Die Liste der DOJO-Regeln könnte über die nachstehenden hinaus ausgedehnt werden; ist jedoch der Grundtenor der Vorschriften verstanden, so sind spezielle Verordnungen nicht mehr notwendig.

  • Der JUDOKA hat zur angegebenen Trainingszeit pünktlich zu erscheinen und darf das DOJO nicht vor dem offiziellen Trainingsschluss verlassen.

  • Zum Training muss der JUDOKA korrekt gekleidet einen sauberen und ordentlichen JUDOGI tragen.

  • Zur Körperpflege gehören insbesondere kurze Finger- und Fußnägel, nicht störende Haare, gewaschene Füße und eine Dusche oder oder ein Bad nach dem Training.

  • Der JUDOKA soll freiwillig und ohne Aufforderung mithelfen, das DOJO sauber zuhalten.

  • Das Training soll möglichst ruhig vor sich gehen, Konversationen über Nicht-Judo-Themen zeugt von Unverständnis des Geistes, der im DOJO herrschen sollte.

  • Übt ein JUDOKA nicht oder folgt er den technischen Unterweisungen des Lehrers, so hat er sich korrekt am Mattenrand hinzusetzen. Liegen auf der Matte, Abstützen mit den Armen und ausgestreckte Beine sind im höchsten Grade gefährlich und schwere Verstöße gegen die Judo-Etikette.

  • Ein JUDOKA hat jederzeit mit jedem zu üben, der ihn dazu auffordert. Höflichkeit und gegenseitige Hilfe sind selbstverständlich

  • Ein JUDOKA darf während des Trainings nicht trinken, nicht essen, nichts im Mund haben.
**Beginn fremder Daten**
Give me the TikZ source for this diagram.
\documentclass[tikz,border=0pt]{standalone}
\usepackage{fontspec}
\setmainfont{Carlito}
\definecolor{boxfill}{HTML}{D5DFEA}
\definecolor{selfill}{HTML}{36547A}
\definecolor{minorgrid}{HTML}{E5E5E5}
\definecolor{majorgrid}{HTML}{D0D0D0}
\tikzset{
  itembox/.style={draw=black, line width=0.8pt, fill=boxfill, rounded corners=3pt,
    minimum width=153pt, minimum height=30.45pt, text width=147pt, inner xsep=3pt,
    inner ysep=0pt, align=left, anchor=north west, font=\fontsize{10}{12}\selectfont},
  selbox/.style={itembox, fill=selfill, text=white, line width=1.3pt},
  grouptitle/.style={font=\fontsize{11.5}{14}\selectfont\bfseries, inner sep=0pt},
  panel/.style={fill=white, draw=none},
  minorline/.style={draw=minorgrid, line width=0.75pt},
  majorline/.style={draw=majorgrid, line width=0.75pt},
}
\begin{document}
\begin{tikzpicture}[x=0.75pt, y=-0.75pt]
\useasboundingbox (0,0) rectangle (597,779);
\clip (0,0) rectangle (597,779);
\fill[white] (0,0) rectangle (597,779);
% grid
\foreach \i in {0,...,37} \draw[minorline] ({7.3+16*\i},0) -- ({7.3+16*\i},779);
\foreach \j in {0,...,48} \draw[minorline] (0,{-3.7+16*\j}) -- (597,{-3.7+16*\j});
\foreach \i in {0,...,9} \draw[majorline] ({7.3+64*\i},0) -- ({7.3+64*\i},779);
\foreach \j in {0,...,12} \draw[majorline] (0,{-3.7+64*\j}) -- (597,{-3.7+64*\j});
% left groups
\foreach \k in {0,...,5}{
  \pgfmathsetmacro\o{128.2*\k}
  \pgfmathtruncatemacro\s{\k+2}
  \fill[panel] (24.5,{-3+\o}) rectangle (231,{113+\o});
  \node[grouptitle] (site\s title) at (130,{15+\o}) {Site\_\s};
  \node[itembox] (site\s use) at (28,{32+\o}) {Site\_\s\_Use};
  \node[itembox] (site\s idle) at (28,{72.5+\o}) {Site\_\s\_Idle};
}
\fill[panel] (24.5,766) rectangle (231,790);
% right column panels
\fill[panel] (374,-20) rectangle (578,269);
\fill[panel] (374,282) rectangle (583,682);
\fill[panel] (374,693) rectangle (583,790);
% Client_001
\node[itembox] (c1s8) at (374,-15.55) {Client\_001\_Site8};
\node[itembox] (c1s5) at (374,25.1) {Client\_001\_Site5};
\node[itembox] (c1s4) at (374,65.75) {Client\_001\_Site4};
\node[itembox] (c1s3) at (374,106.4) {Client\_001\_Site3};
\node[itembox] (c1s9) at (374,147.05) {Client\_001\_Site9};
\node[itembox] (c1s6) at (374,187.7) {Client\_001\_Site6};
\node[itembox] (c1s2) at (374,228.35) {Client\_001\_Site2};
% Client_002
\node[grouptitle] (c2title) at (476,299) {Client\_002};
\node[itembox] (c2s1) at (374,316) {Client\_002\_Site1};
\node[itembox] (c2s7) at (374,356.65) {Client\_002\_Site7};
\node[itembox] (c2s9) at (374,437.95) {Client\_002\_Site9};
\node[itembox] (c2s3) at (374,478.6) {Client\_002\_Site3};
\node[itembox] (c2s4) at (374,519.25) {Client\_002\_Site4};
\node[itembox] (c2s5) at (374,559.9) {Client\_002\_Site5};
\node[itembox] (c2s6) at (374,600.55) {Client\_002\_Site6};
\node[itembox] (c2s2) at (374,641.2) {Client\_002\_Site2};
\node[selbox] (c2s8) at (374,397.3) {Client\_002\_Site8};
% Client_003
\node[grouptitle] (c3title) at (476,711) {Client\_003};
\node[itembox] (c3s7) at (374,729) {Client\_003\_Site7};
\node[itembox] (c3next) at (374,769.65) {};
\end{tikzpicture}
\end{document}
  • Den Anweisungen des Lehrers ist Folge zu leisten. Das schließt nicht aus, dass die Anweisungen kritisch untersucht und mit dem Lehrer diskutiert werden.

Das Lehrer-Schüler-Verhältnis

Unterscheiden sich schon das Verhalten im DOJO und die allgemeine Etikette im JUDO von dem üblichen Betrieb in einer westlichen Turnhalle, so wird der Unterschied in der westlichen und der östlichen Sportauffassung in dem Verhältnis des Schülers zu seinem Lehrer besonders deutlich. JUDO ist zwar heute eine moderne, olympische Zweikampfsportart, die Einflüsse der alten Brauchkunst der Samurai, deren Zen-Buddhismus geprägte Unterrichtsmethode und das streng geordnete Verhältnis zum Ranghöheren und Älteren wirken jedoch noch nach. Die Distanz zwischen Lehrer und Schüler ist größer als in anderen Sportarten, aber gerade darum ist das Verhältnis zwischen beiden enger. Viel Worte sind zwischen Lehrer und Schüler, zwischen DAN-Träger und Anfänger nicht nötig. “Kein Verlass auf Worte” und “mit dem Körper begreifen” sind stehende Redewendungen.

Von den Prinzipien der modernen Pädagogik spielt das Prinzip der Anschaulichkeit die größte Rolle. Natürlich wird der Lehrer Erklärungen abgeben, Bewegungen analysieren, aber das Verständnis des Wesens der Techniken und des Sinns der Judo-Ausbildung ist nur durch das Bewegungs- und Lebensvorbild des Lehrers möglich. Dieser Verantwortung für den Schüler ist sich der Lehrer in jedem Moment bewusst, darum kann der Schüler sich ihm auch völlig anvertrauen und sich Anweisungen fügen, deren Sinn erst im Rückblick verstanden werden kann.